Saturday, 14 May 2011

On softness

It is a grey day. Rainy. It’s been raining a lot lately. A desert climate hangover I never quite shake is my love of rain, mist, clouds. It’s the softness, the world plumped through with cushions. Back home, mist is rare and precious. A rainy day is uncommon. When it does come, it comes in a downpour: forceful, with thunderclouds and claps. All this is a fact of living in a severe climate, bone dry crisp cold in winter, bone dry crisp hot in summer, and no cushion seasons of spring or fall to speak of. I used to like hot summer days a lot, but a stint in central Mexico--four months without a cloud and so parched the laundry would dry in twenty minutes--cured me of that passion. Now, I don’t even think about the climate back home, or any other climate, except to shiver and be glad I’m not there. Now, I whole-heartedly welcome the gentle mist, the light rain, the dignified cloud.

A few exceptions to this mentality glimmer through, though, like winking nuggets in a gold miner’s pan. This winter, I had a sudden memory of sharp frosted mornings, where a twinkling line of white traces every tree limb. As a child, I imagined Jack Frost sprinting along each branch with his wand, leaving a perfect sparkling outline. Snow mixed with fairy dust. Winter here is mounds of snow, puffy as cotton wool, a heavy load on houses and trees, more the work of a mythical fat farmer’s wife, generous and jolly, tossing bucketloads from the sky like feed for chickens.

Today was another such instance, an exceptional yearning for the harsh dryness. I’m reading a book set in Libya. The story, and to a certain extent the characters, are nothing startling. But the author is so loving an understanding towards all his complex characters, and he describes in aching detail Mediterranean life: the baked white houses, mulberry and lemon trees, the sea breeze intoxicating the scorched air.
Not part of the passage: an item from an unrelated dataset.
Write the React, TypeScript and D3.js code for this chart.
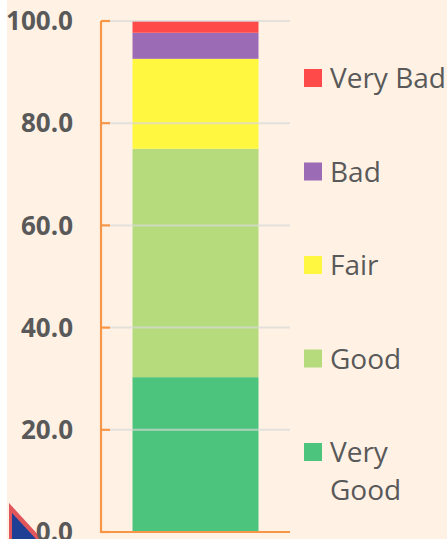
import React, { useEffect } from 'react';
import * as d3 from 'd3';

const categories = ['Very Good', 'Good', 'Fair', 'Bad', 'Very Bad'];
const values = [30.3, 44.7, 17.6, 5.1, 2.3];
const colors = ['#4DC47D', '#B5DB7D', '#FFF740', '#9C6BB5', '#FF4A4A'];
const yTicks = [0, 20, 40, 60, 80, 100];

const W = 447, H = 539;

export default function App() {
  useEffect(() => {
    document.body.style.margin = '0';
  }, []);

  // plot area
  const x0 = 101, x1 = 290;
  const y = d3.scaleLinear().domain([0, 100]).range([532, 21]);
  const xb = d3.scaleBand().domain(['s']).range([x0, x1]).paddingInner(0).paddingOuter(0.25);

  // stack the single column
  const stack = d3.stack<any>().keys(categories)([
    Object.fromEntries(categories.map((c, i) => [c, values[i]]))
  ]);

  const legendY = d3.scalePoint().domain([...categories].reverse()).range([78, 452]);
  const font = "'Open Sans', sans-serif";

  return (
    <svg width={W} height={H} style={{ position: 'absolute', left: 0, top: 0, display: 'block' }}>
      <rect x={0} y={0} width={W} height={H} fill="#ffffff" />
      <rect x={7} y={0} width={W - 7} height={H} fill="#FFF2E5" />

      {/* cut-off shape of a neighbouring chart */}
      <path d="M9,503 L42,539 L9,539 Z" fill="#E0565B" />
      <path d="M12,513 L36,539 L12,539 Z" fill="#1F3F95" />

      {/* bars */}
      {stack.map((s, i) => (
        <rect key={categories[i]}
          x={xb('s')} width={xb.bandwidth()}
          y={y(s[0][1])} height={y(s[0][0]) - y(s[0][1])}
          fill={colors[i]} />
      ))}

      {/* gridlines */}
      {yTicks.slice(1).map(t => (
        <line key={t} x1={x0 + 9} x2={x1} y1={y(t)} y2={y(t)} stroke="#d9d9d9" strokeOpacity={0.7} strokeWidth={2} />
      ))}

      {/* axis */}
      <g stroke="#F79646" strokeWidth={2.2}>
        <line x1={x0} x2={x0} y1={y(100)} y2={y(0) + 1} />
        <line x1={x0} x2={x1} y1={y(0)} y2={y(0)} />
        {yTicks.map(t => (
          <line key={t} x1={x0} x2={x0 + 9} y1={y(t)} y2={y(t)} />
        ))}
      </g>
      {yTicks.map(t => (
        <text key={t} x={73} y={y(t)} dy="0.35em" textAnchor="end"
          fontFamily={font} fontWeight="bold" fontSize={26} fill="#595959">
          {d3.format('.1f')(t)}
        </text>
      ))}

      {/* legend */}
      {categories.map((c, i) => {
        const cy = legendY(c) as number;
        const words = c === 'Very Good' ? ['Very', 'Good'] : [c];
        return (
          <g key={c}>
            <rect x={304} y={cy - 9} width={18} height={18} fill={colors[i]} />
            {words.map((w, j) => (
              <text key={w} x={330} y={cy + 10 + j * 38} fontFamily={font} fontSize={28} fill="#595959">{w}</text>
            ))}
          </g>
        );
      })}
    </svg>
  );
}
I bought a photograph in New York. It’s a series of photographs, actually, of horizon and ocean. I love the simple lines, the fact that although each of the 8 shots depicts the same span of (Mediterranean) ocean and sky, the colours vary from sage green to teal to royal blue to lavender. On a break from my book, just when the mother stands on the roof of their white flat-topped home in her silk billowing robe looking out to sea, I stared at the photos. And I yearned for the Mediterranean.

It’s funny how some landscapes stick with you. There’s a hilly, scrubby stretch of land between Guadalajara and Puerto Vallarta that makes me cry it seems so to call to me. And the most beautiful place I’ve ever visited is Corsica, a teardrop in the Mediterranean closer to Italy than its motherland France. The rough cliffs and crashing blue sea, the splashes of bold bougainvillea, the rugged baked-dry mountains and coarse sand beaches. It seemed to me to take the best of the harsh climate, but not the worst. Seemed a version of that climate in which people could be reasonably expected to live for 12 consecutive months (which no-one ever did in Saskatchewan until the white folk showed up).

I think of you in that hot, sticky land. I remember the mugginess of Hong Kong, the searing heavy heat of Colombo, and think of you in that, and wonder if it has worked its way under your BC skin.